To be able to plot a graph, we need to embed its nodes in a 2D or 3D space. While most included graph models define these coordinates, the graph we just created do not. We only passed a weight matrix after all. Let’s set some coordinates with pygsp.graphs.Graph.set_coordinates() and plot our graph.

>>> G.set_coordinates('ring2D')
>>> fig, ax = G.plot()

While we created our first graph ourselves, many standard models of graphs are implemented as subclasses of the Graph class and can be easily instantiated. Check the pygsp.graphs module to get a list of them and learn more about the Graph object.

Fourier basis

As in classical signal processing, the Fourier transform plays a central role in graph signal processing. Getting the Fourier basis is however computationally intensive as it needs to fully diagonalize the Laplacian. While it can be used to filter signals on graphs, a better alternative is to use one of the fast approximations (see pygsp.filters.Filter.filter()). Let’s compute it nonetheless to visualize the eigenvectors of the Laplacian. Analogous to classical Fourier analysis, they look like sinuses on the graph. Let’s plot the second and third eigenvectors (the first is constant). Those are graph signals, i.e. functions \(s: \mathcal{V} \rightarrow \mathbb{R}^d\) which assign a set of values (a vector in \(\mathbb{R}^d\)) at every node \(v \in \mathcal{V}\) of the graph.

>>> G = graphs.Logo()
>>> G.compute_fourier_basis()
>>>
>>> fig, axes = plt.subplots(1, 2, figsize=(10, 3))
>>> for i, ax in enumerate(axes):
...     _ = G.plot(G.U[:, i+1], vertex_size=30, ax=ax)
...     _ = ax.set_title('Eigenvector {}'.format(i+2))
...     ax.set_axis_off()
>>> fig.tight_layout()

The parallel with classical signal processing is best seen on a ring graph, where the graph Fourier basis is equivalent to the classical Fourier basis. The following plot shows some eigenvectors drawn on a 1D and 2D embedding of the ring graph. While the signals are easier to interpret on a 1D plot, the 2D plot best represents the graph.

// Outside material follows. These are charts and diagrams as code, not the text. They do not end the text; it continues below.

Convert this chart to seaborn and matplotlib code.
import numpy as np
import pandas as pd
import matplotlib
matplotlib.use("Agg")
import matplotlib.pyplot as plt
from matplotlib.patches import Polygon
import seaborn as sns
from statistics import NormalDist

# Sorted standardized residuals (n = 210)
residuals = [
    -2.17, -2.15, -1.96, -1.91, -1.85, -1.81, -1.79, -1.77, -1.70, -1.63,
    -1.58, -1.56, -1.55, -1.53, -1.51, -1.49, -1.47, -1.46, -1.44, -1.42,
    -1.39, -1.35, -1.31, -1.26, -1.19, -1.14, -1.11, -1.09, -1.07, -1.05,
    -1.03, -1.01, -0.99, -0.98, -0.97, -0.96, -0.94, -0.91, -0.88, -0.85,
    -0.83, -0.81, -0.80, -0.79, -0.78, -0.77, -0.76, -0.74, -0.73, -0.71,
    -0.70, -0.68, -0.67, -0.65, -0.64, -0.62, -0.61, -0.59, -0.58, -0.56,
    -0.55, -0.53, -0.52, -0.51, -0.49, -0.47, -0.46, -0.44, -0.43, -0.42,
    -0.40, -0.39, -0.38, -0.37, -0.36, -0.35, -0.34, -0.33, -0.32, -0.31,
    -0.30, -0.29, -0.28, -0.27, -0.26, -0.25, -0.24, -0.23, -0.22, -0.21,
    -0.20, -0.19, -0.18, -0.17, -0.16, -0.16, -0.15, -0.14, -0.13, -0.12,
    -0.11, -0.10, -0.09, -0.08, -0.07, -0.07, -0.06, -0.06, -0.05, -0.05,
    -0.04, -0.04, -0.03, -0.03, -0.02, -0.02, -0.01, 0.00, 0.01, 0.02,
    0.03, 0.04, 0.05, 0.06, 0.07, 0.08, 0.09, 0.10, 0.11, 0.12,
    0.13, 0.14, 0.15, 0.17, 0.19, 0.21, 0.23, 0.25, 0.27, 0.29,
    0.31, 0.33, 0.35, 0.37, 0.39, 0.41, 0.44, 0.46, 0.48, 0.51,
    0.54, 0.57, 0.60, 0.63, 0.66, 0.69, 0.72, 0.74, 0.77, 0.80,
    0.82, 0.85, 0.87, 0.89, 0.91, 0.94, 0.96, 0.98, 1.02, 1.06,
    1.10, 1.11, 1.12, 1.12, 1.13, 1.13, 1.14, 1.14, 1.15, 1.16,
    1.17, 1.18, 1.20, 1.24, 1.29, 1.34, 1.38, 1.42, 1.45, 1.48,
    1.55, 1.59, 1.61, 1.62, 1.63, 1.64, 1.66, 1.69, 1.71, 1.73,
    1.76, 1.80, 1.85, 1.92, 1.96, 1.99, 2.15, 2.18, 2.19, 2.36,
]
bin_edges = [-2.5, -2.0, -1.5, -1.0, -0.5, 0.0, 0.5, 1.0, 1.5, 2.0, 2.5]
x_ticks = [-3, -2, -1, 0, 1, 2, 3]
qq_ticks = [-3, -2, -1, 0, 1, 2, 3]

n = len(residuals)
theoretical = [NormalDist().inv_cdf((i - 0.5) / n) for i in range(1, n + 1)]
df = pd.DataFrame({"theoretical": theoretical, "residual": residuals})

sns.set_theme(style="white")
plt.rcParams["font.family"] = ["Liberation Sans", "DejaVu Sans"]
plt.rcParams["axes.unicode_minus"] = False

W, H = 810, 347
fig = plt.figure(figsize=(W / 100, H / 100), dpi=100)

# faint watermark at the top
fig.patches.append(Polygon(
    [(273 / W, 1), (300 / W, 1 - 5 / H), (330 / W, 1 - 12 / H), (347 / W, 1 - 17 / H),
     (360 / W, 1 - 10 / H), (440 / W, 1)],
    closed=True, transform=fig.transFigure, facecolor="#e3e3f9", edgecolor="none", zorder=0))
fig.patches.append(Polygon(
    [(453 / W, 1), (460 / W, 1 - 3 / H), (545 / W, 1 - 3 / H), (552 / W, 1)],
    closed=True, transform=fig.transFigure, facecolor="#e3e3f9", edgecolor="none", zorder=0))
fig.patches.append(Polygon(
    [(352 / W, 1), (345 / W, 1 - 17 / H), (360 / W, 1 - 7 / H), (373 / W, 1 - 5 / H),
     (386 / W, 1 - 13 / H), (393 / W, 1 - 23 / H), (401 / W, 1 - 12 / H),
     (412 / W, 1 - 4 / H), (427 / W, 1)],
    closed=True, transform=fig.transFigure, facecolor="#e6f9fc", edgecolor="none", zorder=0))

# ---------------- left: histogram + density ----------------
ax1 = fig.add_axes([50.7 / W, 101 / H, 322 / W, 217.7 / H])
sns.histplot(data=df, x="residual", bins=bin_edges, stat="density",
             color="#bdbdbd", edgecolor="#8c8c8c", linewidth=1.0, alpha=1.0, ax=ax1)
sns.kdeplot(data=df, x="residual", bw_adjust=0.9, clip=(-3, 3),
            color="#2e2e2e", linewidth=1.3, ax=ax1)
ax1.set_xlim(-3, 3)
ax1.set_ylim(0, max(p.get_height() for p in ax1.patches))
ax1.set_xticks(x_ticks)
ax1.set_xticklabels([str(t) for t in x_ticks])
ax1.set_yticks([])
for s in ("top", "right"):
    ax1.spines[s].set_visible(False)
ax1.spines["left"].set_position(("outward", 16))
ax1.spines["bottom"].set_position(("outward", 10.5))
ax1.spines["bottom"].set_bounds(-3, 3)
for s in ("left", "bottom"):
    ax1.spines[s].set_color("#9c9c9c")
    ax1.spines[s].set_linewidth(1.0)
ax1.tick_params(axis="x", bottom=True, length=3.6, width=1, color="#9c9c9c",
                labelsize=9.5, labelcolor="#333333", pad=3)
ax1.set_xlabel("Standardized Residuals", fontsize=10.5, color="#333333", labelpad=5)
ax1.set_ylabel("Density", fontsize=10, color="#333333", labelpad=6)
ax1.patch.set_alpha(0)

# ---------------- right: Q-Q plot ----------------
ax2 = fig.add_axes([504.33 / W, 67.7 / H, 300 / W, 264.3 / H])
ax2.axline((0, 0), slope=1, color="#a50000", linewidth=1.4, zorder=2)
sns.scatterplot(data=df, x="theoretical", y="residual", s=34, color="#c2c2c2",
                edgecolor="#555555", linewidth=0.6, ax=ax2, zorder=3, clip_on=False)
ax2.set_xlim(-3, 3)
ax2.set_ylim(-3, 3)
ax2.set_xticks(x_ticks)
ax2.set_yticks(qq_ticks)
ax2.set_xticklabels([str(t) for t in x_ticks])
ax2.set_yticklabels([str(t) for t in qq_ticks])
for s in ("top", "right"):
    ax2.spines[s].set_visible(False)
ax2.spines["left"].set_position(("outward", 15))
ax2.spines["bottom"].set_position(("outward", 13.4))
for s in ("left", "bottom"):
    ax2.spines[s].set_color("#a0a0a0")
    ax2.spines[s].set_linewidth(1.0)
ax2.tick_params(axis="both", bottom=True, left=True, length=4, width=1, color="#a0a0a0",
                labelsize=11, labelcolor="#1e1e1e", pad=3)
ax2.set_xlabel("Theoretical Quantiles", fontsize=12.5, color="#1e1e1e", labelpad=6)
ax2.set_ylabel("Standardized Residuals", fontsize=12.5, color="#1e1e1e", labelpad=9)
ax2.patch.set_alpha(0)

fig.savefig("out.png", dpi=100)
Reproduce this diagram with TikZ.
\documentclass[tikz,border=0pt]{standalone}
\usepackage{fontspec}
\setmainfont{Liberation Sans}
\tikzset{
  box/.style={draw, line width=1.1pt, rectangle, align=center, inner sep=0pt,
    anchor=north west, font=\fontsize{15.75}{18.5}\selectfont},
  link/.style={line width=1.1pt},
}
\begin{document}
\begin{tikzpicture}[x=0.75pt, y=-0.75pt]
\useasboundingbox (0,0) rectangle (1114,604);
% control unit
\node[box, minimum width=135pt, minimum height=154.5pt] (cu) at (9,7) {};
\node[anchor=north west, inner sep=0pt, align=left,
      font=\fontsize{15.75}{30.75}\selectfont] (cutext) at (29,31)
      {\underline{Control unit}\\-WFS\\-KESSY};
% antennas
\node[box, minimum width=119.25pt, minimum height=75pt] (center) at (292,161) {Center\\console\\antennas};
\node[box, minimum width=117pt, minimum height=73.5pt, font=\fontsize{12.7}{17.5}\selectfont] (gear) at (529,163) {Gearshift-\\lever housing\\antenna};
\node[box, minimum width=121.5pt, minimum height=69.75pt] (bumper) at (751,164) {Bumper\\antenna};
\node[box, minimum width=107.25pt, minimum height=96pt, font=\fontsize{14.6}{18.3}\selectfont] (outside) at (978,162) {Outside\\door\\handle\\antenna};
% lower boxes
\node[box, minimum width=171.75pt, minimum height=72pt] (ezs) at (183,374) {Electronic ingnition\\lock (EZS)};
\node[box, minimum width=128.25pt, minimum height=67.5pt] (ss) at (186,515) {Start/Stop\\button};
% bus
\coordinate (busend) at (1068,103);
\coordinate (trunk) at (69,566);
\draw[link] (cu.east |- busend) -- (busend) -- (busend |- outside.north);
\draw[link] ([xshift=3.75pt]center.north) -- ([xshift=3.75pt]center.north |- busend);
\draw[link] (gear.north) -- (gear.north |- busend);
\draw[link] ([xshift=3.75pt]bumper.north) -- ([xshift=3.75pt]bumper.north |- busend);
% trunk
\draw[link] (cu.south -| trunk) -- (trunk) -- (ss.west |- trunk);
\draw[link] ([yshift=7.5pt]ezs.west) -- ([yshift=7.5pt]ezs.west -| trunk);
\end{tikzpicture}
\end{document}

>>> G2 = graphs.Ring(N=50)
>>> G2.compute_fourier_basis()
>>> fig, axes = plt.subplots(1, 2, figsize=(10, 4))
>>> _ = G2.plot(G2.U[:, 4], ax=axes[0])
>>> G2.set_coordinates('line1D')
>>> _ = G2.plot(G2.U[:, 1:4], ax=axes[1])
>>> fig.tight_layout()

Filters

To filter signals on graphs, we need to define filters. They are represented in the toolbox by the pygsp.filters.Filter class. Filters are usually defined in the spectral domain. Given the transfer function

\[g(x) = \frac{1}{1 + \tau x},\]

let’s define and plot that low-pass filter:

>>> tau = 1
>>> def g(x):
...     return 1. / (1. + tau * x)
>>> g = filters.Filter(G, g)
>>>
>>> fig, ax = g.plot(eigenvalues=True, title='Filter frequency response')

The filter is plotted along all the spectrum of the graph. The black crosses are the eigenvalues of the Laplacian. They are the points where the continuous filter will be evaluated to create a discrete filter.

Note

You can put multiple functions in a list to define a filter bank!

Note

The pygsp.filters module implements various standard filters.

Let’s create a graph signal and add some random noise.

>>> # Graph signal: each letter gets a different value + additive noise.
>>> s = np.zeros(G.N)
>>> s[G.info['idx_g']] = -1
>>> s[G.info['idx_s']] = 0
>>> s[G.info['idx_p']] = 1
>>> s += rng.uniform(-0.5, 0.5, size=G.N)

We can now try to denoise that signal by filtering it with the above defined low-pass filter.

>>> s2 = g.filter(s)
>>>
>>> fig, axes = plt.subplots(1, 2, figsize=(10, 3))
>>> _ = G.plot(s, vertex_size=30, title='noisy', ax=axes[0])
>>> axes[0].set_axis_off()
>>> _ = G.plot(s2, vertex_size=30, title='cleaned', ax=axes[1])
>>> axes[1].set_axis_off()
>>> fig.tight_layout()

While the noise is largely removed thanks to the filter, some energy is diffused between the letters. This is the typical behavior of a low-pass filter.

So here are the basics for the PyGSP. Please check the other tutorials and the reference guide for more. Enjoy!

Note

Please see the review article The Emerging Field of Signal Processing on Graphs: Extending High-Dimensional Data Analysis to Networks and Other Irregular Domains for an overview of the methods this package leverages.